Exercise instructions: Your task is to filter the data below down to the lines holding "this".

The records:
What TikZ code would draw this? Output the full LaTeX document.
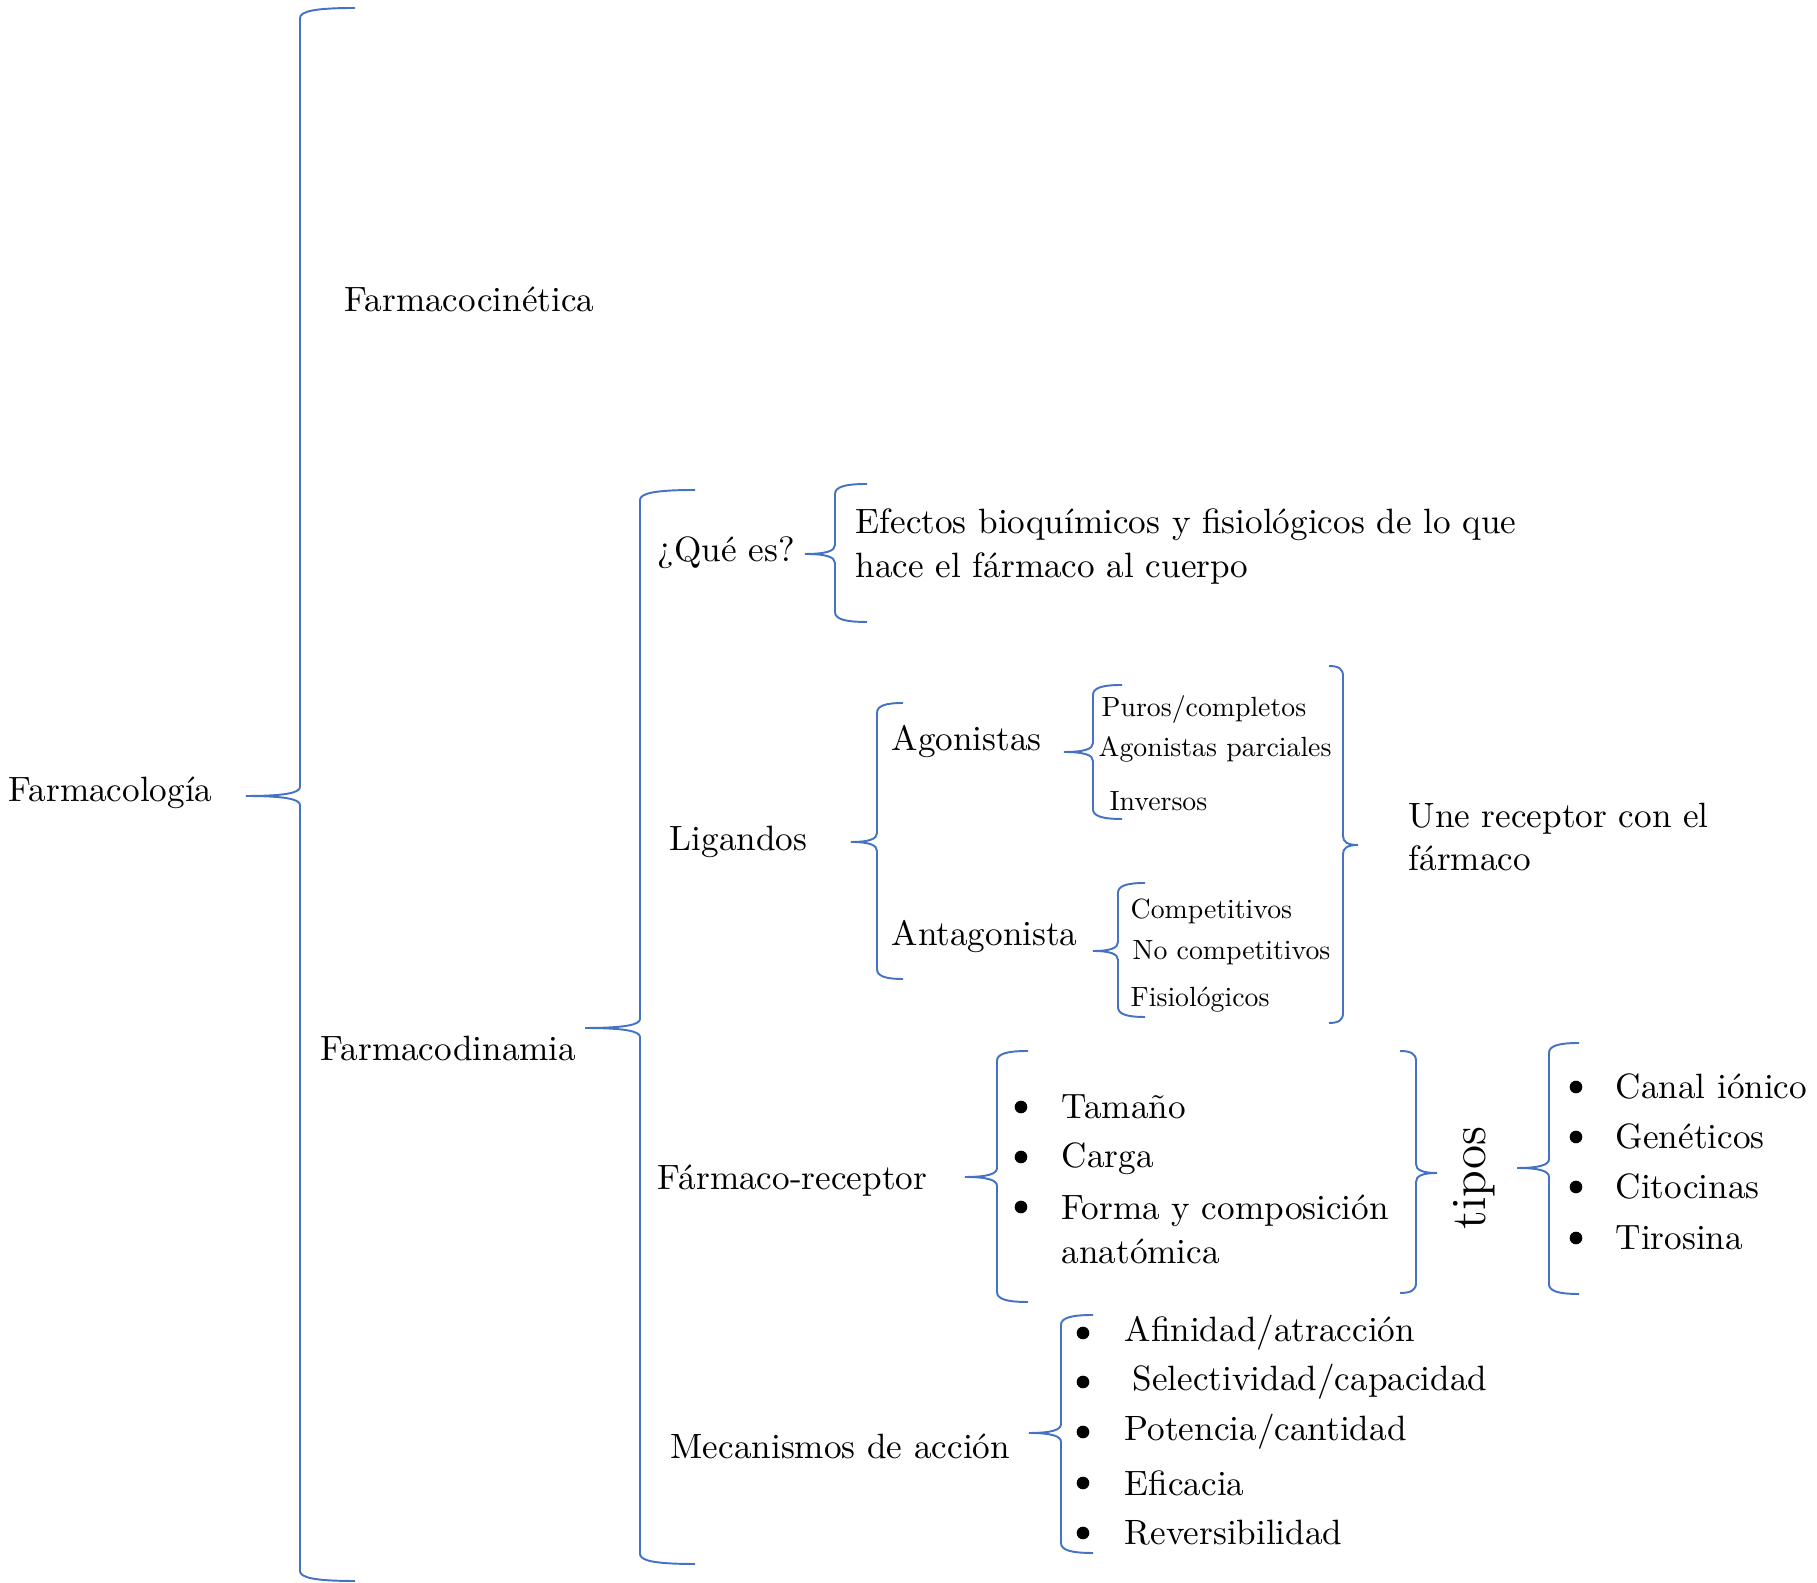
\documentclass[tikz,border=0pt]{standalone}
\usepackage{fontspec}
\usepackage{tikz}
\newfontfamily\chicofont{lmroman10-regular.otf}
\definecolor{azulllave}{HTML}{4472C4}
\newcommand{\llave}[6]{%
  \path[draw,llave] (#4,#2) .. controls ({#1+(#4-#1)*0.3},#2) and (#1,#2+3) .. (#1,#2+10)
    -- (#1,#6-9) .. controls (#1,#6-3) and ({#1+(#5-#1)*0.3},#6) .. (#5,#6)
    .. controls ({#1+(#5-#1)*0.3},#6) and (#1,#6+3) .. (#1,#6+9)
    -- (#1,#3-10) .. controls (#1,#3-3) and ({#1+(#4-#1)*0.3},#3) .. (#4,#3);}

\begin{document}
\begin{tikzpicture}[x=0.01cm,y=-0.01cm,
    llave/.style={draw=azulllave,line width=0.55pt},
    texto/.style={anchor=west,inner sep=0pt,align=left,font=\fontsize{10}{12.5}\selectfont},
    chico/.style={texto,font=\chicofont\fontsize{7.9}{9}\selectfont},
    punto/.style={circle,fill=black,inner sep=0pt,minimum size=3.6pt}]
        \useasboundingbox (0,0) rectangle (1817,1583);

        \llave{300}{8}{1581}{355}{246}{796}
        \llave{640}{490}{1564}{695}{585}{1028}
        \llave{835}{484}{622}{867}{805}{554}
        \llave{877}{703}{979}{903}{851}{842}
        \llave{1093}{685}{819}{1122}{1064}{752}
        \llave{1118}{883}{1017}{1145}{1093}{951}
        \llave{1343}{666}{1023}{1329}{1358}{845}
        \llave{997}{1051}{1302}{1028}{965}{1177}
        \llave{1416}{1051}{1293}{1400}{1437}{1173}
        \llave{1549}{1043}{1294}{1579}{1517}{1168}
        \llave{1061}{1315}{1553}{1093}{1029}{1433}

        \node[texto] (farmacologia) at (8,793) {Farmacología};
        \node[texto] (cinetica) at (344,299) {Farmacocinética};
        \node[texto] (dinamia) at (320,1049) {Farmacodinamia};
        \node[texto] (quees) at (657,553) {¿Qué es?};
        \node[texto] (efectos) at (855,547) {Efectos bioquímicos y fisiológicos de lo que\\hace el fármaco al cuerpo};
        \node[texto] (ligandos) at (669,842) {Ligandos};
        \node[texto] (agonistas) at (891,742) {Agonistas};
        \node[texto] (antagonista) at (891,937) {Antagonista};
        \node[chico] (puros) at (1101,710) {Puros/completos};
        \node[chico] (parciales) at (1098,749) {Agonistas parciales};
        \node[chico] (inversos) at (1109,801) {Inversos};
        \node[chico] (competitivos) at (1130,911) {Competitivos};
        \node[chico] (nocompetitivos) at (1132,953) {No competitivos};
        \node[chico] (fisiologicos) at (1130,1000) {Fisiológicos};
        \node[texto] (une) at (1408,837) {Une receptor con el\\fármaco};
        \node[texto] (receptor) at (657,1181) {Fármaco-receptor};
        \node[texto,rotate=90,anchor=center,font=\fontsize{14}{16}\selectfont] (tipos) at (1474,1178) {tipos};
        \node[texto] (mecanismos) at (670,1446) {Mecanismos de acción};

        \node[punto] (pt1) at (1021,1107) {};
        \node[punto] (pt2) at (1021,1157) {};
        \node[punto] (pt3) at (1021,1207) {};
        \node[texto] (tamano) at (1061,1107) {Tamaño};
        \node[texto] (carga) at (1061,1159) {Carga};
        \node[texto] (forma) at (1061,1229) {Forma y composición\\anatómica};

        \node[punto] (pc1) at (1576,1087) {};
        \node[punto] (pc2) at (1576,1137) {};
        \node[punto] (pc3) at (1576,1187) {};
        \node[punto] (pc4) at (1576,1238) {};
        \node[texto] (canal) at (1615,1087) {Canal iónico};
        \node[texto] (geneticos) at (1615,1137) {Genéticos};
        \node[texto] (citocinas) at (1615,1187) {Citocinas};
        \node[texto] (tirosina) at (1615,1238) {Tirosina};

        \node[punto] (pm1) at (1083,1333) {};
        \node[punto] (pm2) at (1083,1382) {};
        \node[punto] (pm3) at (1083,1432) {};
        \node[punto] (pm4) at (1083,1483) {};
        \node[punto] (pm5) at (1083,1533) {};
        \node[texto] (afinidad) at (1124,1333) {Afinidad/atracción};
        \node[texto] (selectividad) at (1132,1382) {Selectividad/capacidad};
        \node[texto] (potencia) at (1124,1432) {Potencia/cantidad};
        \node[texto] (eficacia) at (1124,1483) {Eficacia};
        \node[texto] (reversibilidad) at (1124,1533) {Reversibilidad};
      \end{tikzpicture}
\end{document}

* * *

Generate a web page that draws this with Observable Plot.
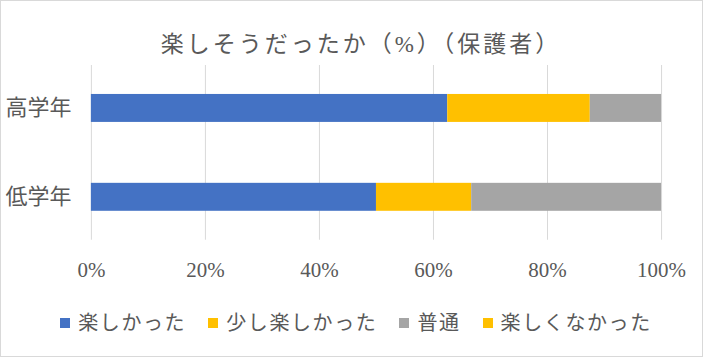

Correct response:
What TikZ code would draw this? Output the full LaTeX document.
Generate a web page that draws this with Observable Plot.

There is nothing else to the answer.